Menurut Faiz, pertumbuhan ekonomi domestik ke depan akan menghadapi sejumlah tantangan, salah satunya tingkat suku bunga yang lebih tinggi dan lebih lama, yang dapat mempengaruhi pelemahan permintaan global dan domestik.
Permintaan global yang lebih lemah, imbuhnya, telah mempengaruhi kinerja ekspor Indonesia yang mencatatkan pertumbuhan negatif pada kuartal pertama 2024. Dia memperkirakan, kondisi ini akan terus berlanjut sepanjang 2024.
Oleh karena itu, Faiz memperkirakan perekonomian Indonesia pada kuartal II/2024 berpotensi tumbuh di bawah 5% atau lebih rendah dibandingkan kuartal I/2024.
“Kami memperkirakan pertumbuhan PDB akan melambat menjadi 4,9% yoy pada kuartal II/2024, menghasilkan pertumbuhan 5,0% yoy untuk keseluruhan tahun 2024,” jelasnya.
Pada kesempatan berbeda, Kepala Ekonom Bank Permata Josua Pardede menyampaikan bahwa perekonomian Indonesia pada semester pertama 2024 ini diperkirakan masih akan dihadapkan pada tantangan, baik dari domestik maupun eksternal.
Dari sisi internal, Josua menjelaskan, salah satu tantangannya adalah tekanan inflasi bahan makanan yang meningkat akibat El Nino dan dapat berdampak pada konsumsi rumah tangga.
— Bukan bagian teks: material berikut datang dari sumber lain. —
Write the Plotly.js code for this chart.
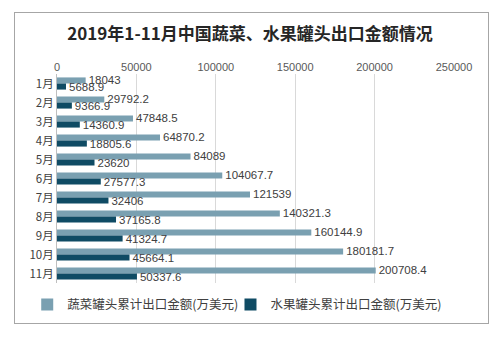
<!DOCTYPE html>
<html><head><meta charset="utf-8">
<script src="https://cdn.plot.ly/plotly-3.0.1.min.js"></script>
<style>body{margin:0;background:#fff}#frame{position:absolute;left:14px;top:12px;width:473px;height:310px;border:1px solid #a6a6a6;pointer-events:none}</style>
</head><body>
<div id="chart" style="width:500px;height:344px"></div>
<div id="frame"></div>
<script>
const months = ["1月","2月","3月","4月","5月","6月","7月","8月","9月","10月","11月"];
const vegetable = [18043,29792.2,47848.5,64870.2,84089,104067.7,121539,140321.3,160144.9,180181.7,200708.4];
const fruit = [5688.9,9366.9,14360.9,18805.6,23620,27577.3,32406,37165.8,41324.7,45664.1,50337.6];
const tickVals = [0,50000,100000,150000,200000,250000];
const seriesNames = ["蔬菜罐头累计出口金额(万美元)","水果罐头累计出口金额(万美元)"];

const labelFont = {family:"Liberation Sans, Arial, sans-serif", size:11.5, color:"#404040"};
const traces = [
  {type:"bar", orientation:"h", name:seriesNames[0], y:months, x:vegetable, legend:"legend",
   marker:{color:"#7aa0b1"}, text:vegetable.map(String), textposition:"outside", constraintext:"none",
   textfont:labelFont, cliponaxis:false},
  {type:"bar", orientation:"h", name:seriesNames[1], y:months, x:fruit, legend:"legend2",
   marker:{color:"#0f4b64"}, text:fruit.map(String), textposition:"outside", constraintext:"none",
   textfont:labelFont, cliponaxis:false}
];
const legFont = {family:"Noto Sans CJK SC, sans-serif", size:12.5, color:"#404040"};
const layout = {
  width:500, height:344,
  margin:{l:57, r:46, t:74, b:61},
  paper_bgcolor:"rgba(0,0,0,0)", plot_bgcolor:"rgba(0,0,0,0)",
  title:{text:"<b>2019年1-11月中国蔬菜、水果罐头出口金额情况</b>", x:0.5, xanchor:"center", y:0.9, yref:"container", yanchor:"middle",
    font:{family:"Noto Sans CJK SC, sans-serif", size:17, color:"#262626"}},
  barmode:"group", bargap:0.36, bargroupgap:0,
  xaxis:{side:"top", range:[0,250000], tickvals:tickVals, ticktext:tickVals.map(String),
    showgrid:true, gridcolor:"#d9d9d9", zeroline:false, showline:false, ticks:"",
    tickfont:{family:"Liberation Sans, Arial, sans-serif", size:11, color:"#595959"}},
  yaxis:{autorange:"reversed", showline:true, linecolor:"#bfbfbf", ticks:"", showgrid:false,
    tickfont:{family:"Noto Sans CJK SC, sans-serif", size:11.5, color:"#404040"}},
  legend:{orientation:"h", x:-0.075, xanchor:"left", y:-0.105, yanchor:"middle", font:legFont, bgcolor:"rgba(0,0,0,0)"},
  legend2:{orientation:"h", x:0.437, xanchor:"left", y:-0.105, yanchor:"middle", font:legFont, bgcolor:"rgba(0,0,0,0)"},
  showlegend:true
};
Plotly.newPlot("chart", traces, layout, {displayModeBar:false, staticPlot:true});
</script>
</body></html>
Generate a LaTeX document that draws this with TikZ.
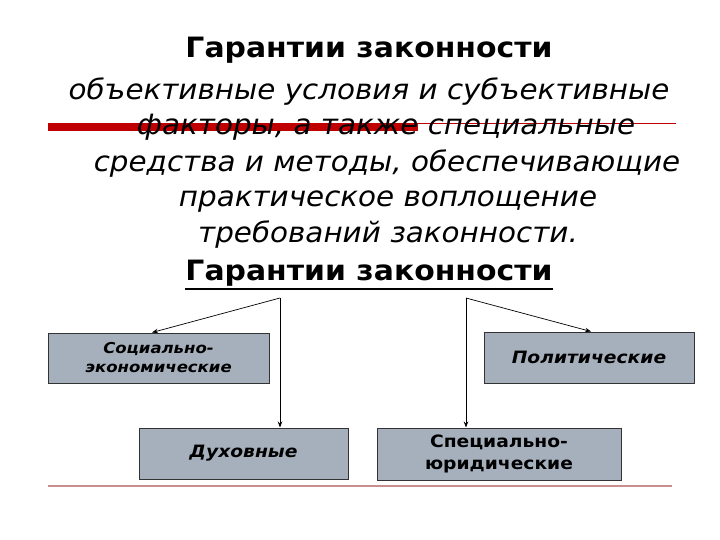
\documentclass[tikz,border=0pt]{standalone}
\usepackage{fontspec}
\setmainfont{DejaVu Sans}
\newfontfamily\tfont[FakeStretch=1.067]{DejaVu Sans}
\newfontfamily\ifont[FakeStretch=1.05]{DejaVu Sans}
\newfontfamily\wfont[FakeStretch=1.1]{DejaVu Sans}
\usetikzlibrary{arrows.meta}
\definecolor{boxfill}{HTML}{A6B0BD}
\definecolor{barred}{HTML}{C00000}
\definecolor{pinkline}{HTML}{C98F8F}
\tikzset{
  gbox/.style={draw=black!80, line width=1pt, fill=boxfill, inner sep=0pt, align=center, font=\wfont\fontsize{17}{21}\selectfont\bfseries\itshape},
  conn/.style={line width=0.7pt, -{Stealth[length=6pt,width=4.5pt]}},
  itline/.style={anchor=base, font=\ifont\fontsize{28}{32}\selectfont\itshape},
  ttl/.style={anchor=base, inner sep=0pt, font=\tfont\fontsize{28}{32}\selectfont\bfseries},
}
\begin{document}
\begin{tikzpicture}[x=1pt,y=-1pt]
\useasboundingbox (0,0) rectangle (720,540);
% red bar
\fill[barred] (48,123) rectangle (418,131);
\draw[barred, line width=1.1pt] (418,123.5) -- (676,123.5);
% title
\node[ttl] (t1) at (369,58) {Гарантии законности};
% definition
\node[itline] (l1) at (369,100) {объективные условия и субъективные};
\node[itline] (l2) at (386,135) {факторы, а также специальные};
\node[itline] (l3) at (387,172) {средства и методы, обеспечивающие};
\node[itline] (l4) at (388,207) {практическое воплощение};
\node[itline] (l5) at (388,242) {требований законности.};
% second title
\node[ttl] (t2) at (369,280) {Гарантии законности};
\draw[line width=1.5pt] (t2.base west) ++(0,9) coordinate (u1) -- (u1 -| t2.base east);
% boxes
\node[gbox, minimum width=221pt, minimum height=50pt, font=\wfont\fontsize{15}{19}\selectfont\bfseries\itshape] (soc) at (158.5,358) {Социально-\\экономические};
\node[gbox, minimum width=209pt, minimum height=51pt] (dukh) at (243.5,453.5) {Духовные};
\node[gbox, minimum width=210pt, minimum height=51pt] (pol) at (589,357.5) {Политические};
\node[gbox, minimum width=244pt, minimum height=52pt, font=\wfont\fontsize{17}{22}\selectfont\bfseries] (spec) at (499,454) {Специально-\\юридические};
% connectors
\coordinate (sl) at (280,298);
\coordinate (sr) at (466,298);
\draw[conn] (sl) -- (soc.north -| 152,0);
\draw[conn] (sl) -- (dukh.north -| sl);
\draw[conn] (sr) -- (pol.north -| 591,0);
\draw[conn] (sr) -- (spec.north -| sr);
% bottom line
\draw[pinkline, line width=2pt] (48,486) -- (672,486);
\end{tikzpicture}
\end{document}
Transisi pemerintahan juga dapat mendorong investor untuk mengadopsi pendekatan wait and see, yang mempengaruhi investasi tetap.
“Selain itu, risiko perlambatan kinerja ekspor akibat perlambatan ekonomi global juga menjadi perhatian,” katanya.
Meskipun demikian, Josua mengatakan bahwa peluang pertumbuhan ekonomi ke depan tetap ada, salah satunya didorong peningkatan belanja pemerintah terkait dengan pemilu dan percepatan Proyek Strategis Nasional seperti IKN.
Sementara itu, Josua mengatakan bahwa potensi penurunan suku bunga kebijakan global mulai terlihat memasuki semester kedua 2024, meski memang tidak akan sebesar yang diantisipasi sebelumnya.
Oleh karena itu, tekanan eksternal diperkirakan akan berangsur-angsur berkurang. Seiring dengan semakin jelasnya transisi pemerintahan, investor domestik maupun asing juga kemungkinan akan beralih dari sikap wait and see, yang mengarah pada kebangkitan investasi langsung dan arus modal masuk.
Josua menambahkan, pertumbuhan ekonomi sepanjang 2024 juga akan didukung oleh kebijakan fiskal dan moneter yang bertujuan untuk menyeimbangkan antara stabilitas dan pertumbuhan.
“Secara keseluruhan, kami mengantisipasi bahwa pertumbuhan ekonomi Indonesia pada 2024 akan tetap kuat. Kami mempertahankan perkiraan kami bahwa ekonomi dapat tumbuh sebesar 5,07%, dibandingkan dengan 5,05% pada 2023,” jelas Josua.